▸ Task details: Copy each line below that contains "matplotlib".

▸ Provided data:
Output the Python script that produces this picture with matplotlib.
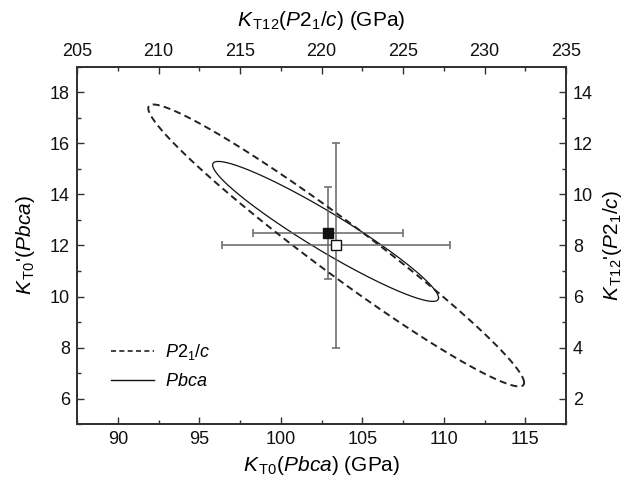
import numpy as np
import matplotlib
matplotlib.use("Agg")
import matplotlib.pyplot as plt
from matplotlib.ticker import MultipleLocator, FixedLocator
from matplotlib.lines import Line2D

plt.rcParams["font.family"] = ["Liberation Sans", "DejaVu Sans"]
plt.rcParams["mathtext.fontset"] = "custom"
plt.rcParams["mathtext.rm"] = "Liberation Sans"
plt.rcParams["mathtext.it"] = "Liberation Sans:italic"
plt.rcParams["mathtext.bf"] = "Liberation Sans:bold"

# --- Pbca fit (bottom / left axes) ---
pbca_k0 = [102.9]
pbca_k0_err = [4.6]
pbca_kp = [12.5]
pbca_kp_err = [1.8]
pbca_ell_center = (102.75, 12.55)
pbca_ell_half = (6.93, 2.74)
pbca_ell_rho = -0.949

# --- P2_1/c fit (top / right axes) ---
p21c_k12 = [220.9]
p21c_k12_err = [7.0]
p21c_kp = [8.0]
p21c_kp_err = [4.0]
p21c_ell_center = (220.9, 8.0)
p21c_ell_half = (11.53, 5.52)
p21c_ell_rho = -0.973

# --- axis ranges and tick labels ---
bottom_lim = (87.5, 117.5)
bottom_ticks = [90, 95, 100, 105, 110, 115]
left_lim = (5, 19)
left_ticks = [6, 8, 10, 12, 14, 16, 18]
top_lim = (205, 235)
top_ticks = [205, 210, 215, 220, 225, 230, 235]
right_lim = (1, 15)
right_ticks = [2, 4, 6, 8, 10, 12, 14]


def confidence_ellipse(center, half, rho, n=400):
    """Outline of a correlated error ellipse given its half extents and correlation."""
    t = np.linspace(0, 2 * np.pi, n)
    cx, cy = center
    a, b = half
    x = cx + a * np.cos(t)
    y = cy + b * (rho * np.cos(t) + np.sqrt(1 - rho ** 2) * np.sin(t))
    return x, y


fig = plt.figure(figsize=(6.39, 4.87), dpi=100)
ax = fig.add_axes([0.1205, 0.1288, 0.7653, 0.7343])
ax_r = ax.twinx()
ax_t = ax_r.twiny()

spine_col = "#333333"
err_col = "#666666"
tick_fs = 13
label_fs = 15

# Pbca ellipse and point
ex, ey = confidence_ellipse(pbca_ell_center, pbca_ell_half, pbca_ell_rho)
ax.plot(ex, ey, color="#111111", lw=0.9, zorder=2)
ax.errorbar(pbca_k0, pbca_kp, xerr=pbca_k0_err, yerr=pbca_kp_err, fmt="none",
            ecolor=err_col, elinewidth=1.1, capsize=3, capthick=1.1, zorder=3)
ax.plot(pbca_k0, pbca_kp, ls="none", marker="s", ms=7.5, mfc="#111111",
        mec="#111111", mew=1.0, zorder=4)

# P2_1/c ellipse and point
dx, dy = confidence_ellipse(p21c_ell_center, p21c_ell_half, p21c_ell_rho)
ax_t.plot(dx, dy, color="#222222", lw=1.4, ls=(0, (3.6, 2.2)), zorder=2)
ax_t.errorbar(p21c_k12, p21c_kp, xerr=p21c_k12_err, yerr=p21c_kp_err, fmt="none",
              ecolor=err_col, elinewidth=1.1, capsize=3, capthick=1.1, zorder=3)
ax_t.plot(p21c_k12, p21c_kp, ls="none", marker="s", ms=7.5, mfc="white",
          mec="#111111", mew=1.0, zorder=4)

# limits and ticks
ax.set_xlim(*bottom_lim)
ax.set_ylim(*left_lim)
ax_r.set_ylim(*right_lim)
ax_t.set_xlim(*top_lim)
ax_t.set_ylim(*right_lim)

ax.xaxis.set_major_locator(FixedLocator(bottom_ticks))
ax.xaxis.set_minor_locator(MultipleLocator(2.5))
ax.yaxis.set_major_locator(FixedLocator(left_ticks))
ax.yaxis.set_minor_locator(MultipleLocator(1))
ax_r.yaxis.set_major_locator(FixedLocator(right_ticks))
ax_r.yaxis.set_minor_locator(MultipleLocator(1))
ax_t.xaxis.set_major_locator(FixedLocator(top_ticks))
ax_t.xaxis.set_minor_locator(MultipleLocator(2.5))

for a_ in (ax, ax_r, ax_t):
    a_.tick_params(which="both", direction="in", color=spine_col,
                   labelsize=tick_fs, labelcolor="#111111", width=1.0, pad=5)
    a_.tick_params(which="major", length=5)
    a_.tick_params(which="minor", length=3)
    for s in a_.spines.values():
        s.set_color(spine_col)
        s.set_linewidth(1.2)
ax.tick_params(top=False, right=False)

ax.set_xlabel(r"$K_{\,\rm T0}$($Pbca$) (GPa)", fontsize=label_fs, labelpad=4)
ax.set_ylabel(r"$K_{\,\rm T0}$'($Pbca$)", fontsize=label_fs, labelpad=9)
ax_r.set_ylabel(r"$K_{\,\rm T12}$'($P$2$_{1}$/$c$)", fontsize=label_fs, labelpad=6)
ax_t.set_xlabel(r"$K_{\,\rm T12}$($P$2$_{1}$/$c$) (GPa)", fontsize=label_fs, labelpad=12)

handles = [
    Line2D([], [], color="#222222", lw=1.2, ls=(0, (3, 2))),
    Line2D([], [], color="#111111", lw=1.0),
]
labels = [r"$P$2$_{1}$/$c$", r"$Pbca$"]
ax_t.legend(handles, labels, loc="lower left", bbox_to_anchor=(0.055, 0.075),
            frameon=False, fontsize=tick_fs, handlelength=2.4, handletextpad=0.6,
            labelspacing=0.6, borderaxespad=0.0)

fig.savefig("out.png", dpi=100)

▸ Reply to the task:
Output the Python script that produces this picture with matplotlib.
import matplotlib
matplotlib.use("Agg")
import matplotlib.pyplot as plt
from matplotlib.ticker import MultipleLocator, FixedLocator
from matplotlib.lines import Line2D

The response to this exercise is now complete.